Problem details:
Images are not part of the copy; write out the rest of the data exactly as given.

##### Information supplied

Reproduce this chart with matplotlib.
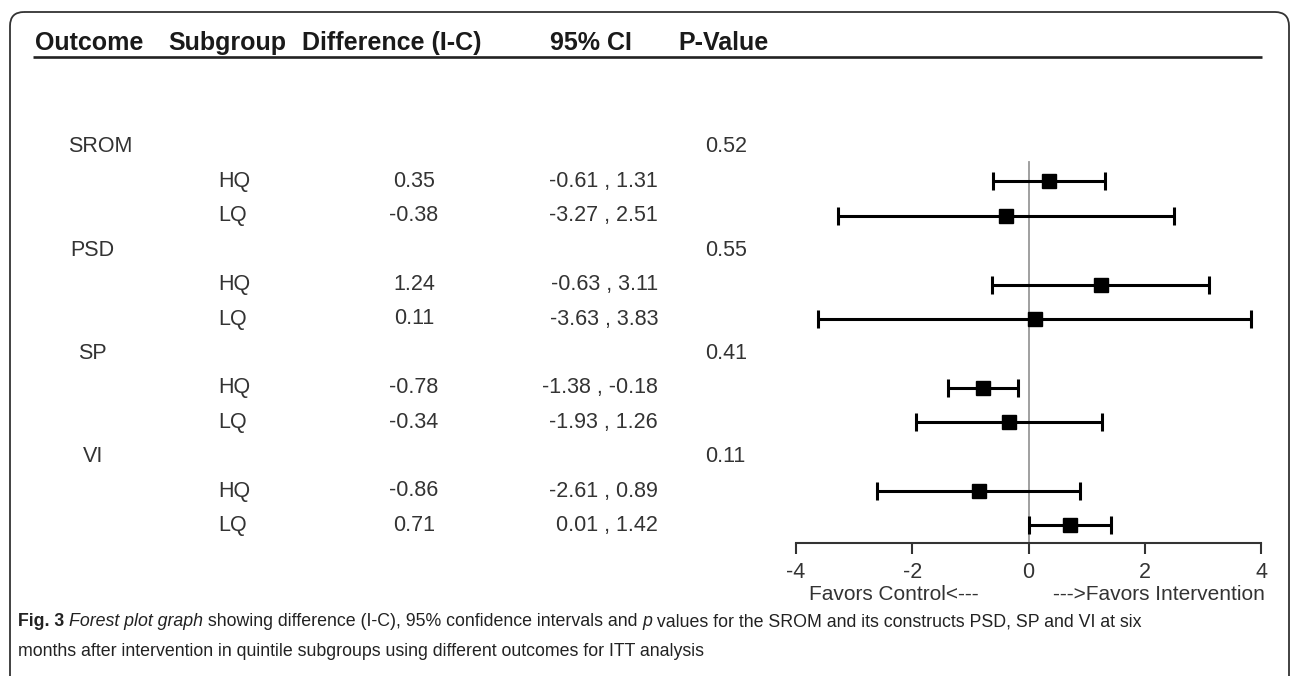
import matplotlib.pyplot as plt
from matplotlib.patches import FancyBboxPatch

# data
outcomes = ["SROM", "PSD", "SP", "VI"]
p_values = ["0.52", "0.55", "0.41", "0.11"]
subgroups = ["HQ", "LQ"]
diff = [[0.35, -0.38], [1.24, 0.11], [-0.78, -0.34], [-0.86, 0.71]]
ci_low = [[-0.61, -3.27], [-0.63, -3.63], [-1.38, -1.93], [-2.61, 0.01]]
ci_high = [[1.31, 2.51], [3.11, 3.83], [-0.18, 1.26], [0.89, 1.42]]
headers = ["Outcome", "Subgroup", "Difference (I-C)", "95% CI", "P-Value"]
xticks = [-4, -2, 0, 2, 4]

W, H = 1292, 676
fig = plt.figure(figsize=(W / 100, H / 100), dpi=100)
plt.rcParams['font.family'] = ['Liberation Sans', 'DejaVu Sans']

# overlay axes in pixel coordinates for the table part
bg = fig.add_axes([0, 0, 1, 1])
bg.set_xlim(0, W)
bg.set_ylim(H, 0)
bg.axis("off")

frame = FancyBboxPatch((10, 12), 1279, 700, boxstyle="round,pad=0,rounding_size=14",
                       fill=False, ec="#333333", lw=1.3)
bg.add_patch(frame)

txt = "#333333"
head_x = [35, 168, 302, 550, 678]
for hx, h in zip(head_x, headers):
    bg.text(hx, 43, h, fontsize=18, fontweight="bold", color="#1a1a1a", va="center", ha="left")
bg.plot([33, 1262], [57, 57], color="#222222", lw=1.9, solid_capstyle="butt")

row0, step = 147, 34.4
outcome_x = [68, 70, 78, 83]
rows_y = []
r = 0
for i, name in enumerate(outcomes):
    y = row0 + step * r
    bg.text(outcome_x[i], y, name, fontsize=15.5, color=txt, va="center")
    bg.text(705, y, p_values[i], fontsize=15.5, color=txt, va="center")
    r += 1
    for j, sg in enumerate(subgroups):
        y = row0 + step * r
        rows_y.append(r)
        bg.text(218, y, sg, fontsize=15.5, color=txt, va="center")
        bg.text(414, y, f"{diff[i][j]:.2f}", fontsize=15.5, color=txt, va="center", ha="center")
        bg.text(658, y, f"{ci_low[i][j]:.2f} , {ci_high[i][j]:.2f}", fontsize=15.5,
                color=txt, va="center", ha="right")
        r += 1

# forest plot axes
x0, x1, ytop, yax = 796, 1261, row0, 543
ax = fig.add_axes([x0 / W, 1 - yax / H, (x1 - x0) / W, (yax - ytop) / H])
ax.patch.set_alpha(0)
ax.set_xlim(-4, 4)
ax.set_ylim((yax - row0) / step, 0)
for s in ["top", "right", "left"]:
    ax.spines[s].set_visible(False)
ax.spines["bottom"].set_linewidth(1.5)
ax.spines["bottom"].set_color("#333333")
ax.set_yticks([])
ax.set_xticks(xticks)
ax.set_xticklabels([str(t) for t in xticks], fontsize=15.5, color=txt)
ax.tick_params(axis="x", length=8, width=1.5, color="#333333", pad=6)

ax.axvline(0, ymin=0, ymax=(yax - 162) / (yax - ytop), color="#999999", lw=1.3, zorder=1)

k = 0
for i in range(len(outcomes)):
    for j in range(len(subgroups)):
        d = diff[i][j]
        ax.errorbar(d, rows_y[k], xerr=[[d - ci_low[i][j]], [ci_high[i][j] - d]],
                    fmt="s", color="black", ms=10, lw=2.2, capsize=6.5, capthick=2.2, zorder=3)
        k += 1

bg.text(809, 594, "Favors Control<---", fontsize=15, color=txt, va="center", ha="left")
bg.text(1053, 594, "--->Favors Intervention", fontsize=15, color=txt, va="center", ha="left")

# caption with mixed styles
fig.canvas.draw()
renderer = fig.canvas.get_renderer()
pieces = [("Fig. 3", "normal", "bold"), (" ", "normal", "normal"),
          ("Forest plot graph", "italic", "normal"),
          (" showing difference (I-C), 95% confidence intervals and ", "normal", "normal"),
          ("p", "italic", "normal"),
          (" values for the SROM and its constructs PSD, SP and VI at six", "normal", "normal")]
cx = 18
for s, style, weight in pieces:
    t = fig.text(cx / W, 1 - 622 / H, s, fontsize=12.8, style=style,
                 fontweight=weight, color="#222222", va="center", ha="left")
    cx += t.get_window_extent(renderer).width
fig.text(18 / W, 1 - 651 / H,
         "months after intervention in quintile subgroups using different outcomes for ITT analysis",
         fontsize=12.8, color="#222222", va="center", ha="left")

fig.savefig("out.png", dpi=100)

##########

The completed task:
Reproduce this chart with matplotlib.
import matplotlib.pyplot as plt
from matplotlib.patches import FancyBboxPatch

# data
outcomes = ["SROM", "PSD", "SP", "VI"]
p_values = ["0.52", "0.55", "0.41", "0.11"]
subgroups = ["HQ", "LQ"]
diff = [[0.35, -0.38], [1.24, 0.11], [-0.78, -0.34], [-0.86, 0.71]]
ci_low = [[-0.61, -3.27], [-0.63, -3.63], [-1.38, -1.93], [-2.61, 0.01]]
ci_high = [[1.31, 2.51], [3.11, 3.83], [-0.18, 1.26], [0.89, 1.42]]
headers = ["Outcome", "Subgroup", "Difference (I-C)", "95% CI", "P-Value"]
xticks = [-4, -2, 0, 2, 4]

W, H = 1292, 676
fig = plt.figure(figsize=(W / 100, H / 100), dpi=100)
plt.rcParams['font.family'] = ['Liberation Sans', 'DejaVu Sans']

# overlay axes in pixel coordinates for the table part
bg = fig.add_axes([0, 0, 1, 1])
bg.set_xlim(0, W)
bg.set_ylim(H, 0)
bg.axis("off")

frame = FancyBboxPatch((10, 12), 1279, 700, boxstyle="round,pad=0,rounding_size=14",
                       fill=False, ec="#333333", lw=1.3)
bg.add_patch(frame)

txt = "#333333"
head_x = [35, 168, 302, 550, 678]
for hx, h in zip(head_x, headers):
    bg.text(hx, 43, h, fontsize=18, fontweight="bold", color="#1a1a1a", va="center", ha="left")
bg.plot([33, 1262], [57, 57], color="#222222", lw=1.9, solid_capstyle="butt")

row0, step = 147, 34.4
outcome_x = [68, 70, 78, 83]
rows_y = []
r = 0
for i, name in enumerate(outcomes):
    y = row0 + step * r
    bg.text(outcome_x[i], y, name, fontsize=15.5, color=txt, va="center")
    bg.text(705, y, p_values[i], fontsize=15.5, color=txt, va="center")
    r += 1
    for j, sg in enumerate(subgroups):
        y = row0 + step * r
        rows_y.append(r)
        bg.text(218, y, sg, fontsize=15.5, color=txt, va="center")
        bg.text(414, y, f"{diff[i][j]:.2f}", fontsize=15.5, color=txt, va="center", ha="center")
        bg.text(658, y, f"{ci_low[i][j]:.2f} , {ci_high[i][j]:.2f}", fontsize=15.5,
                color=txt, va="center", ha="right")
        r += 1

# forest plot axes
x0, x1, ytop, yax = 796, 1261, row0, 543
ax = fig.add_axes([x0 / W, 1 - yax / H, (x1 - x0) / W, (yax - ytop) / H])
ax.patch.set_alpha(0)
ax.set_xlim(-4, 4)
ax.set_ylim((yax - row0) / step, 0)
for s in ["top", "right", "left"]:
    ax.spines[s].set_visible(False)
ax.spines["bottom"].set_linewidth(1.5)
ax.spines["bottom"].set_color("#333333")
ax.set_yticks([])
ax.set_xticks(xticks)
ax.set_xticklabels([str(t) for t in xticks], fontsize=15.5, color=txt)
ax.tick_params(axis="x", length=8, width=1.5, color="#333333", pad=6)

ax.axvline(0, ymin=0, ymax=(yax - 162) / (yax - ytop), color="#999999", lw=1.3, zorder=1)

k = 0
for i in range(len(outcomes)):
    for j in range(len(subgroups)):
        d = diff[i][j]
        ax.errorbar(d, rows_y[k], xerr=[[d - ci_low[i][j]], [ci_high[i][j] - d]],
                    fmt="s", color="black", ms=10, lw=2.2, capsize=6.5, capthick=2.2, zorder=3)
        k += 1

bg.text(809, 594, "Favors Control<---", fontsize=15, color=txt, va="center", ha="left")
bg.text(1053, 594, "--->Favors Intervention", fontsize=15, color=txt, va="center", ha="left")

# caption with mixed styles
fig.canvas.draw()
renderer = fig.canvas.get_renderer()
pieces = [("Fig. 3", "normal", "bold"), (" ", "normal", "normal"),
          ("Forest plot graph", "italic", "normal"),
          (" showing difference (I-C), 95% confidence intervals and ", "normal", "normal"),
          ("p", "italic", "normal"),
          (" values for the SROM and its constructs PSD, SP and VI at six", "normal", "normal")]
cx = 18
for s, style, weight in pieces:
    t = fig.text(cx / W, 1 - 622 / H, s, fontsize=12.8, style=style,
                 fontweight=weight, color="#222222", va="center", ha="left")
    cx += t.get_window_extent(renderer).width
fig.text(18 / W, 1 - 651 / H,
         "months after intervention in quintile subgroups using different outcomes for ITT analysis",
         fontsize=12.8, color="#222222", va="center", ha="left")

fig.savefig("out.png", dpi=100)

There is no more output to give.